DATA EXTRACT ::
-- -- --

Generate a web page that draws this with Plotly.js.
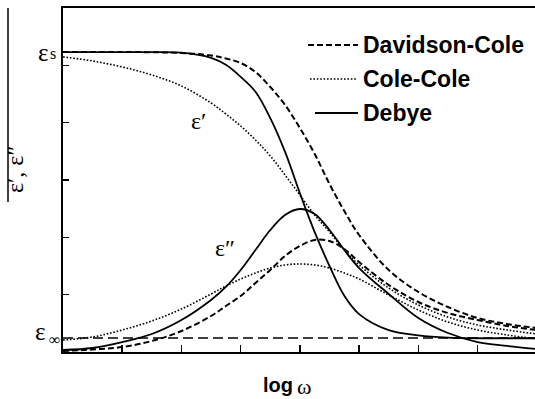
<!DOCTYPE html>
<html>
<head>
<meta charset="utf-8">
<script src="https://cdn.plot.ly/plotly-3.0.1.min.js"></script>
<style>
html,body{margin:0;padding:0;background:#fff;}
#chart{width:535px;height:399px;}
</style>
</head>
<body>
<div id="chart"></div>
<script>
// log omega sample positions (arbitrary units)
const logW = [0,0.5,1,1.5,2,2.5,2.75,3,3.25,3.5,3.75,4,4.25,4.5,4.75,5,5.5,6,6.5,7,7.5,8];

// Debye
const debyeReal = [5.23,5.23,5.23,5.23,5.22,5.13,5.01,4.80,4.54,4.08,3.49,2.77,2.09,1.50,0.98,0.66,0.38,0.29,0.25,0.24,0.24,0.24];
const debyeImag = [0.035,0.070,0.174,0.314,0.558,0.907,1.134,1.430,1.779,2.128,2.390,2.494,2.407,2.128,1.779,1.465,1.012,0.593,0.331,0.174,0.105,0.052];

// Davidson-Cole
const dcReal = [5.233,5.233,5.233,5.228,5.215,5.172,5.120,5.041,4.884,4.622,4.308,3.907,3.454,2.930,2.459,2.041,1.430,1.047,0.785,0.593,0.488,0.419];
const dcImag = [0.017,0.044,0.087,0.192,0.366,0.628,0.802,0.977,1.204,1.430,1.675,1.849,1.954,1.936,1.797,1.570,1.169,0.872,0.680,0.558,0.454,0.384];

// Cole-Cole
const ccReal = [5.146,5.076,4.971,4.832,4.640,4.343,4.151,3.942,3.698,3.419,3.087,2.738,2.390,2.093,1.779,1.518,1.116,0.820,0.610,0.471,0.384,0.314];
const ccImag = [0.209,0.262,0.384,0.541,0.750,1.012,1.151,1.273,1.378,1.465,1.518,1.535,1.518,1.465,1.378,1.273,0.994,0.733,0.523,0.384,0.297,0.227];

// Limits
const epsS = 5.23;
const epsInf = 0.244;
const infLineX = [0, 8];
const infLineY = [epsInf, epsInf];

const legendNames = ['Davidson-Cole', 'Cole-Cole', 'Debye'];

const solid = {color:'#000', width:1.8, shape:'spline', smoothing:1};
const dashed = {color:'#000', width:2, dash:'6px,3px', shape:'spline', smoothing:1};
const dotted = {color:'#000', width:1.6, dash:'1.6px,1.8px', shape:'spline', smoothing:1};

const traces = [
  {x:infLineX, y:infLineY, mode:'lines', line:{color:'#000', width:1.5, dash:'10px,5px'}, hoverinfo:'skip'},
  {x:logW, y:debyeReal, mode:'lines', line:solid, name:'Debye ε′'},
  {x:logW, y:debyeImag, mode:'lines', line:solid, name:'Debye ε″'},
  {x:logW, y:ccReal, mode:'lines', line:dotted, name:'Cole-Cole ε′'},
  {x:logW, y:ccImag, mode:'lines', line:dotted, name:'Cole-Cole ε″'},
  {x:logW, y:dcReal, mode:'lines', line:dashed, name:'Davidson-Cole ε′'},
  {x:logW, y:dcImag, mode:'lines', line:dashed, name:'Davidson-Cole ε″'}
];

// plot area: px 63..535 horizontally, 8..352 vertically
const L = 63, R = 535, T = 8, B = 352;
const px = v => (v - L) / (R - L);
const py = v => (B - v) / (B - T);

const serif = 'Liberation Serif, Times New Roman, serif';
const sans = 'Liberation Sans, Arial, sans-serif';

const legendRows = [
  {y:45, x0:308, x1:358, dash:'6px,3px', width:2},
  {y:79, x0:310, x1:357, dash:'1.6px,1.8px', width:1.6},
  {y:113, x0:315, x1:358, dash:'solid', width:2}
];

const shapes = legendRows.map(r => ({
  type:'line', xref:'paper', yref:'paper',
  x0:px(r.x0), x1:px(r.x1), y0:py(r.y), y1:py(r.y),
  line:{color:'#000', width:r.width, dash:r.dash}
}));
shapes.push({type:'line', xref:'paper', yref:'paper', x0:px(8), x1:px(8), y0:py(8), y1:py(202), line:{color:'#000', width:1.5}});

const annotations = legendRows.map((r, i) => ({
  xref:'paper', yref:'paper', x:px(361), y:py(r.y), xanchor:'left', yanchor:'middle',
  text:'<b>' + legendNames[i] + '</b>', showarrow:false,
  font:{family:sans, size:23, color:'#000'}
}));
annotations.push(
  // epsilon_s label
  {xref:'paper', yref:'y', x:px(50), y:epsS, xanchor:'right', yanchor:'middle', showarrow:false, borderpad:0,
   text:'ε', font:{family:serif, size:25, color:'#000'}},
  {xref:'paper', yref:'y', x:px(57), y:epsS - 0.02, xanchor:'right', yanchor:'middle', showarrow:false, borderpad:0,
   text:'s', font:{family:serif, size:16, color:'#000'}},
  // epsilon_inf label
  {xref:'paper', yref:'y', x:px(47), y:epsInf + 0.12, xanchor:'right', yanchor:'middle', showarrow:false, borderpad:0,
   text:'ε', font:{family:serif, size:25, color:'#000'}},
  {xref:'paper', yref:'y', x:px(47.5), y:epsInf - 0.03, xanchor:'left', yanchor:'middle', showarrow:false, borderpad:0,
   text:'∞', font:{family:serif, size:16, color:'#000'}},
  // y axis title
  {xref:'paper', yref:'paper', x:px(15), y:py(170), xanchor:'center', yanchor:'middle', showarrow:false,
   textangle:-90, text:'ε′, ε″', font:{family:serif, size:24, color:'#000'}},
  // x axis title
  {xref:'paper', yref:'paper', x:px(294), y:py(385), xanchor:'right', yanchor:'middle', showarrow:false, borderpad:0,
   text:'<b>log</b>', font:{family:sans, size:20, color:'#000'}},
  {xref:'paper', yref:'paper', x:px(296), y:py(386), xanchor:'left', yanchor:'middle', showarrow:false, borderpad:0,
   text:'ω', font:{family:serif, size:22, color:'#000'}},
  // curve labels
  {xref:'x', yref:'y', x:2.28, y:4.03, showarrow:false, text:'ε′', font:{family:serif, size:24, color:'#000'}},
  {xref:'x', yref:'y', x:2.74, y:1.81, showarrow:false, text:'ε″', font:{family:serif, size:24, color:'#000'}}
);

const layout = {
  width:535, height:399,
  margin:{l:L, r:535-R, t:T, b:399-B, pad:0},
  paper_bgcolor:'#fff', plot_bgcolor:'#fff',
  showlegend:false,
  xaxis:{range:[0, 7.97], showgrid:false, zeroline:false, showline:true, mirror:true, linecolor:'#000', linewidth:2,
         ticks:'inside', ticklen:7, tickwidth:1.5, tickcolor:'#000', tickvals:[1,2,3,4,5,6,7], showticklabels:false},
  yaxis:{range:[0, 6], showgrid:false, zeroline:false, showline:true, linecolor:'#000', linewidth:2,
         ticks:'inside', ticklen:6, tickwidth:1.5, tickcolor:'#000', tickvals:[1,2,3,4,5], showticklabels:false},
  shapes:shapes,
  annotations:annotations
};

Plotly.newPlot('chart', traces, layout, {staticPlot:true, displayModeBar:false});
</script>
</body>
</html>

-- -- --

WHAT YOU ARE ASKED TO DO ::
Print out the material word for word, omitting the pictures.

SOLUTION FOR THIS EXERCISE ::
Generate a web page that draws this with Plotly.js.
<!DOCTYPE html>
<html>
<head>
<meta charset="utf-8">
<script src="https://cdn.plot.ly/plotly-3.0.1.min.js"></script>
<style>
html,body{margin:0;padding:0;background:#fff;}
#chart{width:535px;height:399px;}
</style>
</head>
<body>
<div id="chart"></div>
<script>
// log omega sample positions (arbitrary units)
const logW = [0,0.5,1,1.5,2,2.5,2.75,3,3.25,3.5,3.75,4,4.25,4.5,4.75,5,5.5,6,6.5,7,7.5,8];

// Debye
const debyeReal = [5.23,5.23,5.23,5.23,5.22,5.13,5.01,4.80,4.54,4.08,3.49,2.77,2.09,1.50,0.98,0.66,0.38,0.29,0.25,0.24,0.24,0.24];
const debyeImag = [0.035,0.070,0.174,0.314,0.558,0.907,1.134,1.430,1.779,2.128,2.390,2.494,2.407,2.128,1.779,1.465,1.012,0.593,0.331,0.174,0.105,0.052];

// Davidson-Cole
const dcReal = [5.233,5.233,5.233,5.228,5.215,5.172,5.120,5.041,4.884,4.622,4.308,3.907,3.454,2.930,2.459,2.041,1.430,1.047,0.785,0.593,0.488,0.419];
const dcImag = [0.017,0.044,0.087,0.192,0.366,0.628,0.802,0.977,1.204,1.430,1.675,1.849,1.954,1.936,1.797,1.570,1.169,0.872,0.680,0.558,0.454,0.384];

// Cole-Cole
const ccReal = [5.146,5.076,4.971,4.832,4.640,4.343,4.151,3.942,3.698,3.419,3.087,2.738,2.390,2.093,1.779,1.518,1.116,0.820,0.610,0.471,0.384,0.314];
const ccImag = [0.209,0.262,0.384,0.541,0.750,1.012,1.151,1.273,1.378,1.465,1.518,1.535,1.518,1.465,1.378,1.273,0.994,0.733,0.523,0.384,0.297,0.227];

// Limits
const epsS = 5.23;
const epsInf = 0.244;
const infLineX = [0, 8];
const infLineY = [epsInf, epsInf];

const legendNames = ['Davidson-Cole', 'Cole-Cole', 'Debye'];

const solid = {color:'#000', width:1.8, shape:'spline', smoothing:1};
const dashed = {color:'#000', width:2, dash:'6px,3px', shape:'spline', smoothing:1};
const dotted = {color:'#000', width:1.6, dash:'1.6px,1.8px', shape:'spline', smoothing:1};

const traces = [
  {x:infLineX, y:infLineY, mode:'lines', line:{color:'#000', width:1.5, dash:'10px,5px'}, hoverinfo:'skip'},
  {x:logW, y:debyeReal, mode:'lines', line:solid, name:'Debye ε′'},
  {x:logW, y:debyeImag, mode:'lines', line:solid, name:'Debye ε″'},
  {x:logW, y:ccReal, mode:'lines', line:dotted, name:'Cole-Cole ε′'},
  {x:logW, y:ccImag, mode:'lines', line:dotted, name:'Cole-Cole ε″'},
  {x:logW, y:dcReal, mode:'lines', line:dashed, name:'Davidson-Cole ε′'},
  {x:logW, y:dcImag, mode:'lines', line:dashed, name:'Davidson-Cole ε″'}
];

// plot area: px 63..535 horizontally, 8..352 vertically
const L = 63, R = 535, T = 8, B = 352;
const px = v => (v - L) / (R - L);
const py = v => (B - v) / (B - T);

const serif = 'Liberation Serif, Times New Roman, serif';
const sans = 'Liberation Sans, Arial, sans-serif';

const legendRows = [
  {y:45, x0:308, x1:358, dash:'6px,3px', width:2},
  {y:79, x0:310, x1:357, dash:'1.6px,1.8px', width:1.6},
  {y:113, x0:315, x1:358, dash:'solid', width:2}
];

const shapes = legendRows.map(r => ({
  type:'line', xref:'paper', yref:'paper',
  x0:px(r.x0), x1:px(r.x1), y0:py(r.y), y1:py(r.y),
  line:{color:'#000', width:r.width, dash:r.dash}
}));
shapes.push({type:'line', xref:'paper', yref:'paper', x0:px(8), x1:px(8), y0:py(8), y1:py(202), line:{color:'#000', width:1.5}});

const annotations = legendRows.map((r, i) => ({
  xref:'paper', yref:'paper', x:px(361), y:py(r.y), xanchor:'left', yanchor:'middle',
  text:'<b>' + legendNames[i] + '</b>', showarrow:false,
  font:{family:sans, size:23, color:'#000'}
}));
annotations.push(
  // epsilon_s label
  {xref:'paper', yref:'y', x:px(50), y:epsS, xanchor:'right', yanchor:'middle', showarrow:false, borderpad:0,
   text:'ε', font:{family:serif, size:25, color:'#000'}},
  {xref:'paper', yref:'y', x:px(57), y:epsS - 0.02, xanchor:'right', yanchor:'middle', showarrow:false, borderpad:0,
   text:'s', font:{family:serif, size:16, color:'#000'}},
  // epsilon_inf label
  {xref:'paper', yref:'y', x:px(47), y:epsInf + 0.12, xanchor:'right', yanchor:'middle', showarrow:false, borderpad:0,
   text:'ε', font:{family:serif, size:25, color:'#000'}},
  {xref:'paper', yref:'y', x:px(47.5), y:epsInf - 0.03, xanchor:'left', yanchor:'middle', showarrow:false, borderpad:0,
   text:'∞', font:{family:serif, size:16, color:'#000'}},
  // y axis title
  {xref:'paper', yref:'paper', x:px(15), y:py(170), xanchor:'center', yanchor:'middle', showarrow:false,
   textangle:-90, text:'ε′, ε″', font:{family:serif, size:24, color:'#000'}},
  // x axis title
  {xref:'paper', yref:'paper', x:px(294), y:py(385), xanchor:'right', yanchor:'middle', showarrow:false, borderpad:0,
   text:'<b>log</b>', font:{family:sans, size:20, color:'#000'}},
  {xref:'paper', yref:'paper', x:px(296), y:py(386), xanchor:'left', yanchor:'middle', showarrow:false, borderpad:0,
   text:'ω', font:{family:serif, size:22, color:'#000'}},
  // curve labels
  {xref:'x', yref:'y', x:2.28, y:4.03, showarrow:false, text:'ε′', font:{family:serif, size:24, color:'#000'}},
  {xref:'x', yref:'y', x:2.74, y:1.81, showarrow:false, text:'ε″', font:{family:serif, size:24, color:'#000'}}
);

const layout = {
  width:535, height:399,
  margin:{l:L, r:535-R, t:T, b:399-B, pad:0},
  paper_bgcolor:'#fff', plot_bgcolor:'#fff',
  showlegend:false,
  xaxis:{range:[0, 7.97], showgrid:false, zeroline:false, showline:true, mirror:true, linecolor:'#000', linewidth:2,
         ticks:'inside', ticklen:7, tickwidth:1.5, tickcolor:'#000', tickvals:[1,2,3,4,5,6,7], showticklabels:false},
  yaxis:{range:[0, 6], showgrid:false, zeroline:false, showline:true, linecolor:'#000', linewidth:2,
         ticks:'inside', ticklen:6, tickwidth:1.5, tickcolor:'#000', tickvals:[1,2,3,4,5], showticklabels:false},
  shapes:shapes,
  annotations:annotations
};

Plotly.newPlot('chart', traces, layout, {staticPlot:true, displayModeBar:false});
</script>
</body>
</html>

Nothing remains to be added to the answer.